Kevin O'Brien in 1972 |
To this day his name elicits the highest of praise from those who know him.
His brother Jimmy, on the other hand, underwent an entirely different experience.
On 1 September 1972 James O'Brien helped set a blaze that took 37 lives at the Wagon Wheel, a country music bar filled with many of his peers and friends from the English-speaking Montreal working class demographic.
Three dozen died of asphyxiation or suffocation, including three 14-year-old girls, and a couple with four children.
Elizabeth Montgomery, 24, managed to escape the blaze in spite of the emergency doors being locked but was killed when a collapsing fire escape crushed her skull.
On Labour Day 1972 Gilles Eccles; James O'Brien and Jean-Marc "Boots" Boutin spent the day drinking at a beach. They returned to their homes in Little Burgundy, drunkenly driving their car in circles on the park baseball diamond.
They then regrouped to drop in on the Wagon Wheel near Dorchester and University, only to be refused entry to the crowded bar, full with 200 people.
Boutin, in particular, was livid at the snub. They filled a container with gasoline at a gas station nearby on Demaisonneuve where Eccles's father was working.
The drunken trio ignored his pleas to go home and sleep.
Boutin and Jimmy O'Brien set a fire to the stairway while Eccles watched from the car.
(Boutin later penned a suicide note taking full responsibility for setting the fire on the stairs, claiming that Jimmy was actively trying to stop him.)
They left and Kevin, who had no part in the stunt, located the trio at the bar of Club 67, inside the Hotel Colonade at Crescent and Dorchester.
He was tasked with the inconceivably difficult duty of telling his brother and his two pals that their playful little fire proved far more devastating than they could imagine.
Jimmy, Gilles and Boots were sentenced to life in prison.
Boutin and Jimmy O'Brien 1972 |
*
Kevin O'Brien went on to engineer some of the largest successful hashish importations in the city's history. One haul was said to be so large that it fed the city for years.
Kevin developed an early reputation for pulling off art thefts from the homes of the wealthy in some wild and woolly heists.
One time, he told friends, he was in the process of stealing art from a home in Westmount and needed to deal with the wealthy residents he was robbing.
“Pardon me but would you mind terribly if we tied you up?”
Kevin, born in 1950, found a place beside West End Gang leader Dunie Ryan, who was eight years his senior.
Dunie Ryan dubbed Kevin “The Kid.”
Kevin O'Brien's crew could also show swagger, once dropping into the Time After Time a cafe bar run by a Cotroni. The bar, like countless other small bars at that time, made its money by selling drugs under the counter.

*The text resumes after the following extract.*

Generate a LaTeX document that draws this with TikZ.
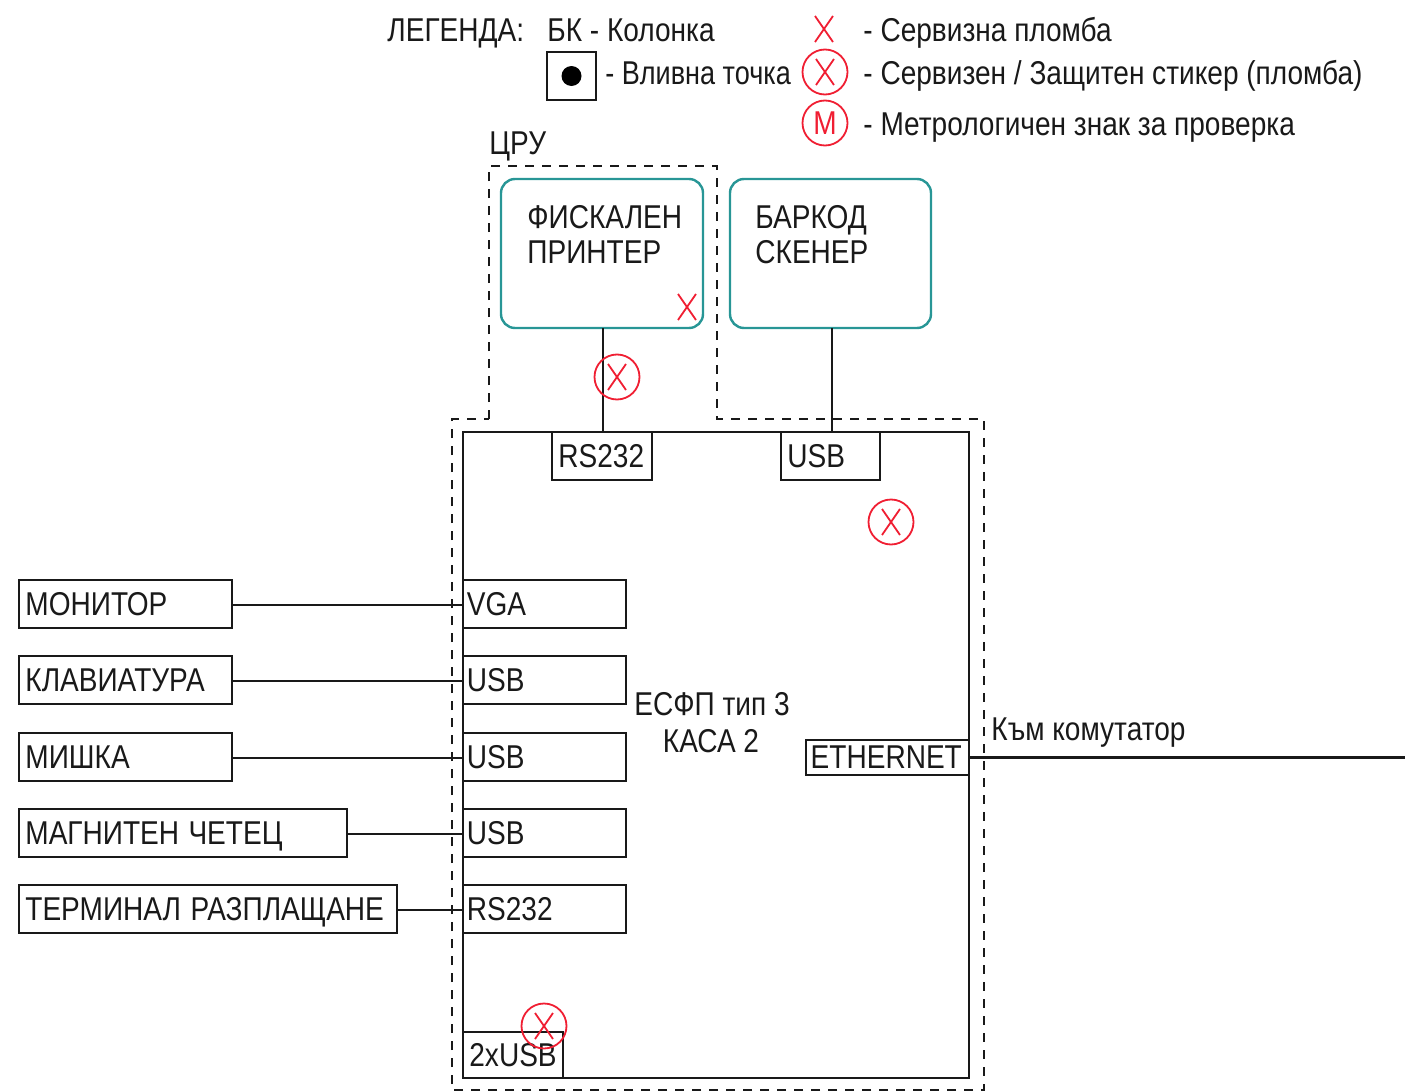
\documentclass[tikz,border=0pt]{standalone}
\usepackage{graphicx}
\usepackage{fontspec}
\setmainfont{Liberation Sans}
\newcommand{\nrw}[1]{\scalebox{.85}[1]{#1}}
\definecolor{teal1}{RGB}{40,150,150}
\definecolor{seal}{RGB}{240,30,50}
\tikzset{
  every node/.style={font=\fontsize{16.5}{20}\selectfont, text=black!90},
  conn/.style={line width=1.35pt, black!90},
  lbl/.style={anchor=base west, inner sep=0pt},
  clbl/.style={anchor=base, inner sep=0pt},
  boxn/.style={draw=black!90, line width=1.35pt, rectangle, anchor=north west, outer sep=0pt, inner xsep=1.5pt, inner ysep=0pt, align=left, text height=11pt, text depth=0pt},
  devbox/.style={draw=teal1, line width=1.2pt, rectangle, rounded corners=7pt, anchor=north west, outer sep=0pt, inner sep=0pt},
  zone/.style={draw=black!90, line width=1.4pt, dash pattern=on 4.5pt off 4pt},
  sealc/.style={draw=seal, circle, line width=.9pt, minimum size=22.5pt, inner sep=0pt, outer sep=0pt, text=seal},
  sealx/.style={draw=seal, line width=.9pt},
}
\newcommand{\pbox}[6]{\node[boxn, minimum width={(#4-#2)*.5pt}, minimum height={(#5-#3)*.5pt}, text width={(#4-#2)*.5pt-3pt}] (#1) at (#2,#3) {\nrw{#6}};}
\newcommand{\sealmark}[3]{\node[sealc] (#1) at (#2,#3) {}; \draw[sealx] ($(#1)+(-9,-13)$) -- ($(#1)+(9,13)$) ($(#1)+(9,-13)$) -- ($(#1)+(-9,13)$);}
\usetikzlibrary{calc}
\begin{document}
\begin{tikzpicture}[x=.5pt,y=-.5pt]
\useasboundingbox (0,0) rectangle (1405,1092);
% zone
\draw[zone] (489,419) -- (489,166) -- (717,166) -- (717,419) -- (984,419) -- (984,1090) -- (452,1090) -- (452,419) -- cycle;
% main
\pbox{main}{463}{432}{969}{1078}{}
\pbox{rsa}{552}{432}{652}{480}{\hspace{2pt}RS232}
\pbox{usbt}{781}{432}{880}{480}{\hspace{2pt}USB}
\pbox{eth}{806}{740}{969}{775}{\hspace{1pt}ETHERNET}
\pbox{usbb}{463}{1032}{563}{1078}{\hspace{2pt}2xUSB}
\pbox{vga}{463}{580}{626}{628}{\hspace{.5pt}VGA}
\pbox{usba}{463}{656}{626}{704}{\hspace{.5pt}USB}
\pbox{usbc}{463}{733}{626}{781}{\hspace{.5pt}USB}
\pbox{usbd}{463}{809}{626}{857}{\hspace{.5pt}USB}
\pbox{rsb}{463}{885}{626}{933}{\hspace{.5pt}RS232}
\pbox{mon}{19}{580}{232}{628}{\hspace{2pt}МОНИТОР}
\pbox{kbd}{19}{656}{232}{704}{\hspace{2pt}КЛАВИАТУРА}
\pbox{mouse}{19}{733}{232}{781}{\hspace{2pt}МИШКА}
\pbox{mag}{19}{809}{347}{857}{\hspace{2pt}МАГНИТЕН ЧЕТЕЦ}
\pbox{term}{19}{885}{397}{933}{\hspace{2pt}ТЕРМИНАЛ РАЗПЛАЩАНЕ}
% devices
\node[devbox, minimum width=101pt, minimum height=74.5pt] (printer) at (501,179) {};
\node[devbox, minimum width=100.5pt, minimum height=74.5pt] (scanner) at (730,179) {};
\node[lbl] (printerA) at (527,228) {\nrw{ФИСКАЛЕН}};
\node[lbl] (printerB) at (527,263) {\nrw{ПРИНТЕР}};
\node[lbl] (scannerA) at (755,228) {\nrw{БАРКОД}};
\node[lbl] (scannerB) at (755,263) {\nrw{СКЕНЕР}};
% connectors
\draw[conn] ([xshift=.5pt]printer.south) -- ([xshift=.5pt]printer.south |- main.north);
\draw[conn] ([xshift=.75pt]scanner.south) -- ([xshift=.75pt]scanner.south |- main.north);
\draw[conn] ([yshift=-.5pt]mon.east) -- ([yshift=-.5pt]vga.west);
\draw[conn] ([yshift=-.5pt]kbd.east) -- ([yshift=-.5pt]usba.west);
\draw[conn] ([yshift=-.5pt]mouse.east) -- ([yshift=-.5pt]usbc.west);
\draw[conn] ([yshift=-.5pt]mag.east) -- ([yshift=-.5pt]usbd.west);
\draw[conn] ([yshift=-.5pt]term.east) -- ([yshift=-.5pt]rsb.west);
\coordinate (sw) at (1405,757.5);
\draw[conn] (eth.east) -- (sw);
% texts
\node[clbl] (t1) at (712,715) {\nrw{ЕСФП тип 3}};
\node[clbl] (t2) at (711,752) {\nrw{КАСА 2}};
\node[lbl] (t3) at (991,740) {\nrw{Към комутатор}};
\node[lbl] (t4) at (489,154) {\nrw{ЦРУ}};
% legend
\node[lbl] (l1) at (387,41) {\nrw{ЛЕГЕНДА:}};
\node[lbl] (l2) at (547,41) {\nrw{БК - Колонка}};
\node[draw=black!90, line width=1.35pt, rectangle, minimum width=24.5pt, minimum height=24pt, inner sep=0pt, outer sep=0pt] (lb) at (571.5,76) {};
\node[fill=black, circle, minimum size=10pt, inner sep=0pt] (ld) at (lb.center) {};
\node[lbl] (l3) at (605,84) {\scalebox{.82}[1]{- Вливна точка}};
\coordinate (lx) at (824,29);
\draw[sealx] ($(lx)+(-9,-13)$) -- ($(lx)+(9,13)$) ($(lx)+(9,-13)$) -- ($(lx)+(-9,13)$);
\node[lbl] (l4) at (863,41) {\nrw{- Сервизна пломба}};
\sealmark{lc}{825}{72}
\node[lbl] (l5) at (863,84) {\nrw{- Сервизен / Защитен стикер (пломба)}};
\node[sealc] (lm) at (825,123) {\nrw{М}};
\node[lbl] (l6) at (863,135) {\nrw{- Метрологичен знак за проверка}};
% seals
\coordinate (px) at (687,307);
\draw[sealx] ($(px)+(-9,-13)$) -- ($(px)+(9,13)$) ($(px)+(9,-13)$) -- ($(px)+(-9,13)$);
\sealmark{sa}{617}{377}
\sealmark{sb}{891}{522}
\sealmark{sc}{544}{1026}
\end{tikzpicture}
\end{document}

The boys took out baseball bats and smashed everything in sight, never articulating the nature of their grievance.The young woman overseeing the place rushed to the telephone and called her boss Cotroni, asking him what to do.

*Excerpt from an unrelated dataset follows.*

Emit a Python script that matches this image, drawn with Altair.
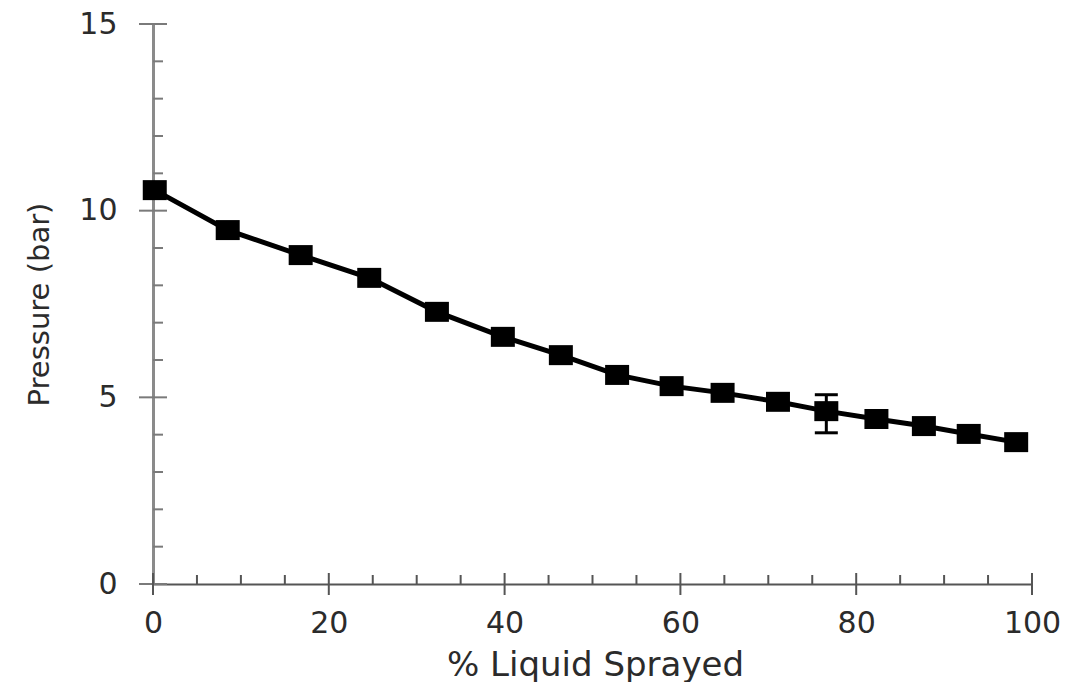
import altair as alt
import pandas as pd

# Data
pct_sprayed = [0.2, 8.5, 16.8, 24.6, 32.3, 39.8, 46.4, 52.8, 59.0, 64.8, 71.1, 76.6, 82.3, 87.7, 92.8, 98.2]
pressure = [10.55, 9.48, 8.81, 8.20, 7.29, 6.62, 6.13, 5.60, 5.30, 5.12, 4.88, 4.63, 4.42, 4.23, 4.02, 3.80]

err_x = [76.6]
err_lo = [4.05]
err_hi = [5.07]

x_major = [0, 20, 40, 60, 80, 100]
x_minor = [5, 10, 15, 25, 30, 35, 45, 50, 55, 65, 70, 75, 85, 90, 95]
y_major = [0, 5, 10, 15]
y_minor = [1, 2, 3, 4, 6, 7, 8, 9, 11, 12, 13, 14]

W, H = 879, 560
TXT = "#2b2b2b"

df = pd.DataFrame({"x": pct_sprayed, "y": pressure})
df_err = pd.DataFrame({"x": err_x, "lo": err_lo, "hi": err_hi})
df_xmaj = pd.DataFrame({"x": x_major})
df_xmin = pd.DataFrame({"x": x_minor})
df_ymaj = pd.DataFrame({"y": y_major})
df_ymin = pd.DataFrame({"y": y_minor})

xscale = alt.Scale(domain=[0, 100], nice=False, zero=False)
yscale = alt.Scale(domain=[0, 15], nice=False, zero=False)

axis_x = alt.Axis(
    values=x_major, ticks=False, grid=False, labelPadding=24, labelFlush=False,
    labelFont="DejaVu Sans", labelFontSize=30, labelColor=TXT,
    domainColor="#555555", domainWidth=2,
    title="% Liquid Sprayed", titleFont="DejaVu Sans", titleFontSize=34,
    titleFontWeight="normal", titleColor=TXT,
    titleX=442, titleY=91, titleBaseline="alphabetic", titleAlign="center",
)
axis_y = alt.Axis(
    values=y_major, ticks=False, grid=False, labelPadding=36, labelFlush=False,
    labelFont="DejaVu Sans", labelFontSize=30, labelColor=TXT,
    domainColor="#8a8a8a", domainWidth=3,
    title="Pressure (bar)", titleFont="DejaVu Sans", titleFontSize=29,
    titleFontWeight="normal", titleColor=TXT, titleAngle=270,
    titleX=-105, titleY=280, titleBaseline="alphabetic", titleAlign="center",
)


def X(field):
    return alt.X(field, type="quantitative", scale=xscale, axis=axis_x, title="% Liquid Sprayed")


def Y(field):
    return alt.Y(field, type="quantitative", scale=yscale, axis=axis_y, title="Pressure (bar)")


line = alt.Chart(df).mark_line(color="black", strokeWidth=5).encode(x=X("x"), y=Y("y"))

rect_shape = "M-1.2,-1H1.2V1H-1.2Z"
points = alt.Chart(df).mark_point(
    shape=rect_shape, filled=True, color="black", opacity=1, size=400
).encode(x=X("x"), y=Y("y"))

err_rule = alt.Chart(df_err).mark_rule(color="black", strokeWidth=3).encode(
    x=X("x"), y=Y("lo"), y2="hi"
)
cap_lo = alt.Chart(df_err).mark_tick(color="black", orient="horizontal", size=23, thickness=3, opacity=1).encode(
    x=X("x"), y=Y("lo")
)
cap_hi = alt.Chart(df_err).mark_tick(color="black", orient="horizontal", size=23, thickness=3, opacity=1).encode(
    x=X("x"), y=Y("hi")
)

tick_col = "#7a7a7a"
ymaj_ticks = alt.Chart(df_ymaj).mark_tick(color=tick_col, orient="horizontal", size=28, thickness=2, opacity=1).encode(
    y=Y("y"), x=alt.value(0)
)
ymin_ticks = alt.Chart(df_ymin).mark_tick(color=tick_col, orient="horizontal", size=10, thickness=2, opacity=1).encode(
    y=Y("y"), x=alt.value(5)
)
xmaj_ticks = alt.Chart(df_xmaj).mark_tick(color="#555555", orient="vertical", size=22, thickness=2, opacity=1).encode(
    x=X("x"), y=alt.value(H)
)
xmin_ticks = alt.Chart(df_xmin).mark_tick(color="#555555", orient="vertical", size=9, thickness=2, opacity=1).encode(
    x=X("x"), y=alt.value(H - 4.5)
)

chart = alt.layer(
    ymin_ticks, ymaj_ticks, xmin_ticks, xmaj_ticks,
    line, err_rule, cap_lo, cap_hi, points,
).properties(
    width=W, height=H,
    autosize=alt.AutoSizeParams(type="none"),
    padding={"left": 145, "top": 16, "right": 31, "bottom": 98},
    background="white",
).configure_view(stroke=None)

chart.save("out.html", embed_options={"renderer": "svg", "actions": False})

He simply told her to let them do whatever it was they wanted.
The cashier was unimpressed by Cotroni's response . She quit the cafe and later got romantic with one of Kevin's brothers.
On 17 May 1977 police attempted to pull Kevin O'Brien's vehicle over near Decarie and Highway 40.
O'Brien and company wheeled away at breakneck speed down the Metropolitan Expressway to St. Lawrence until the pursuing police cruiser rammed into their car, ending the chase.
Police arrested O'Brien, 27, along with Jimmy Dylan, 18 and Gary Trimbrell, 20.
Police found a drugs, bullets, and a gun in the car and found more strewn along the roadside as the trio attempted to toss the evidence away during the chase.
Kevin did three months for the caper and never went back inside.
He could keep a secret and also advised others to never tell him their secrets either.
Kevin O'Brien, who could not be reached for this article, is in good health and spirits and living in Montreal. Others who know him speak of his generosity and hatred of violence.
“Best man I ever knew. He was a sort of Robin Hood,” said one person who knew him well.